Recorded data:
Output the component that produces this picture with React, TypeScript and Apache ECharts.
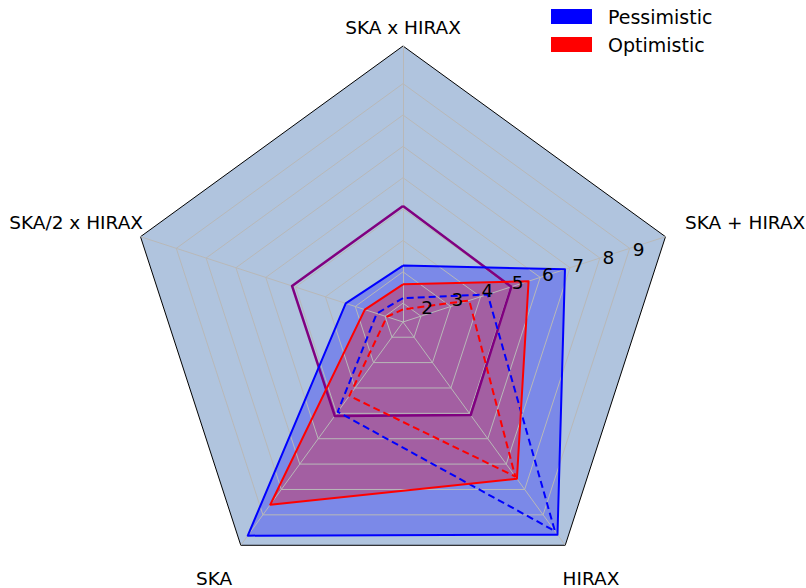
import React, { useEffect, useRef } from 'react';
import * as echarts from 'echarts';

// ---- data ----
const categories = ['SKA x HIRAX', 'SKA/2 x HIRAX', 'SKA', 'HIRAX', 'SKA + HIRAX'];
const pessimistic = [3.2, 3.32, 9.82, 9.78, 6.83];
const optimistic = [2.6, 2.68, 8.6, 7.58, 5.61];
const pessimisticDashed = [2.16, 2.28, 4.94, 9.64, 4.24];
const optimisticDashed = [1.8, 1.94, 4.31, 7.49, 3.62];
const reference = [5.1, 5.12, 5.1, 5.07, 5.03];
const gridValues = [2, 3, 4, 5, 6, 7, 8, 9];
const tickLabels = ['2', '3', '4', '5', '6', '7', '8', '9'];
const axisMin = 1.4;
const axisMax = 10.2;

const FONT = 'DejaVu Sans';

export default function App() {
  const ref = useRef<HTMLDivElement>(null);
  useEffect(() => {
    document.body.style.margin = '0';
    document.body.style.overflow = 'hidden';
    const chart = echarts.init(ref.current!, null, { renderer: 'svg' });
    const center = [403, 322];
    const radius = 276;
    const indicator = categories.map((name) => ({ name, min: axisMin, max: axisMax }));
    const hidden = {
      axisName: { show: false },
      axisTick: { show: false },
      axisLabel: { show: false },
    };
    const labelLayout = [
      { x: 403, y: 27, align: 'center' },
      { x: 143, y: 222, align: 'right' },
      { x: 214, y: 578, align: 'center' },
      { x: 591, y: 578, align: 'center' },
      { x: 685, y: 222, align: 'left' },
    ];
    const option: any = {
      animation: false,
      radar: [
        {
          center, radius, shape: 'polygon', startAngle: 90, splitNumber: 1, z: 0,
          indicator,
          ...hidden,
          axisLine: { show: false },
          splitLine: { show: true, lineStyle: { color: '#000000', width: 1 } },
          splitArea: { show: true, areaStyle: { color: ['#b0c4de'], opacity: 1 } },
        },
        {
          center, radius, shape: 'polygon', startAngle: 90, splitNumber: 1, z: 3,
          indicator,
          ...hidden,
          axisLine: { show: true, lineStyle: { color: '#b8b8b8', width: 1 } },
          splitLine: { show: false },
          splitArea: { show: false },
        },
        {
          center, radius, shape: 'polygon', startAngle: 15.4, splitNumber: 44, z: 6,
          indicator: categories.map((_, i) => ({
            name: '',
            min: axisMin,
            max: axisMax,
            axisLabel: i === 0
              ? {
                  show: true, color: '#000', fontSize: 18.5, fontFamily: FONT, margin: 0,
                  align: 'left', verticalAlign: 'bottom',
                  formatter: (v: number) => {
                    const k = gridValues.findIndex((g) => Math.abs(g - v) < 1e-6);
                    return k >= 0 ? tickLabels[k] : '';
                  },
                }
              : { show: false },
          })),
          axisName: { show: false },
          axisTick: { show: false },
          axisLabel: { show: false },
          axisLine: { show: false },
          splitLine: { show: false },
          splitArea: { show: false },
        },
      ],
      legend: {
        orient: 'vertical', left: 551, top: 7, padding: 0,
        itemWidth: 41, itemHeight: 15, itemGap: 9, icon: 'rect', selectedMode: false,
        itemStyle: { borderWidth: 0 },
        data: [
          { name: 'Pessimistic', itemStyle: { color: '#0000ff', opacity: 1 } },
          { name: 'Optimistic', itemStyle: { color: '#ff0000', opacity: 1 } },
        ],
        textStyle: { fontFamily: FONT, fontSize: 19, color: '#000', lineHeight: 15, padding: [0, 0, 0, 11] },
      },
      graphic: categories.map((name, i) => ({
        type: 'text', x: labelLayout[i].x, y: labelLayout[i].y, z: 10,
        style: {
          text: name, align: labelLayout[i].align, verticalAlign: 'middle',
          fontSize: 18.5, fontFamily: FONT, fill: '#000',
        },
      })),
      series: [
        {
          type: 'radar', radarIndex: 0, z: 1, symbol: 'none', silent: true,
          data: [
            { name: 'Pessimistic', value: pessimistic, itemStyle: { color: '#0000ff' },
              lineStyle: { opacity: 0 }, areaStyle: { color: '#0000ff', opacity: 0.3 } },
            { name: 'Optimistic', value: optimistic, itemStyle: { color: '#ff0000' },
              lineStyle: { opacity: 0 }, areaStyle: { color: '#ff0000', opacity: 0.3 } },
          ],
        },
        {
          type: 'radar', radarIndex: 0, z: 2, symbol: 'none', silent: true,
          data: gridValues.map((g) => ({
            name: 'grid ' + g, value: categories.map(() => g),
            lineStyle: { color: '#b8b8b8', width: 1 }, itemStyle: { color: '#b8b8b8' },
          })),
        },
        {
          type: 'radar', radarIndex: 0, z: 4, symbol: 'none', silent: true,
          data: [
            { name: 'Reference', value: reference, itemStyle: { color: '#800080' },
              lineStyle: { color: '#800080', width: 2.5 } },
            { name: 'Pessimistic (dashed)', value: pessimisticDashed, itemStyle: { color: '#0000ff' },
              lineStyle: { color: '#0000ff', width: 2, type: [7, 4] } },
            { name: 'Optimistic (dashed)', value: optimisticDashed, itemStyle: { color: '#ff0000' },
              lineStyle: { color: '#ff0000', width: 2, type: [7, 4] } },
            { name: 'Pessimistic line', value: pessimistic, itemStyle: { color: '#0000ff' },
              lineStyle: { color: '#0000ff', width: 2 } },
            { name: 'Optimistic line', value: optimistic, itemStyle: { color: '#ff0000' },
              lineStyle: { color: '#ff0000', width: 2 } },
          ],
        },
      ],
    };
    chart.setOption(option);
    return () => chart.dispose();
  }, []);
  return <div ref={ref} style={{ width: 806, height: 588 }} />;
}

What the exercise asks: Your task is to return the lines above, from the first one up to and including the line containing "const axisMax = 10.2;", minus any pictures.

The result:
Output the component that produces this picture with React, TypeScript and Apache ECharts.
import React, { useEffect, useRef } from 'react';
import * as echarts from 'echarts';

// ---- data ----
const categories = ['SKA x HIRAX', 'SKA/2 x HIRAX', 'SKA', 'HIRAX', 'SKA + HIRAX'];
const pessimistic = [3.2, 3.32, 9.82, 9.78, 6.83];
const optimistic = [2.6, 2.68, 8.6, 7.58, 5.61];
const pessimisticDashed = [2.16, 2.28, 4.94, 9.64, 4.24];
const optimisticDashed = [1.8, 1.94, 4.31, 7.49, 3.62];
const reference = [5.1, 5.12, 5.1, 5.07, 5.03];
const gridValues = [2, 3, 4, 5, 6, 7, 8, 9];
const tickLabels = ['2', '3', '4', '5', '6', '7', '8', '9'];
const axisMin = 1.4;
const axisMax = 10.2;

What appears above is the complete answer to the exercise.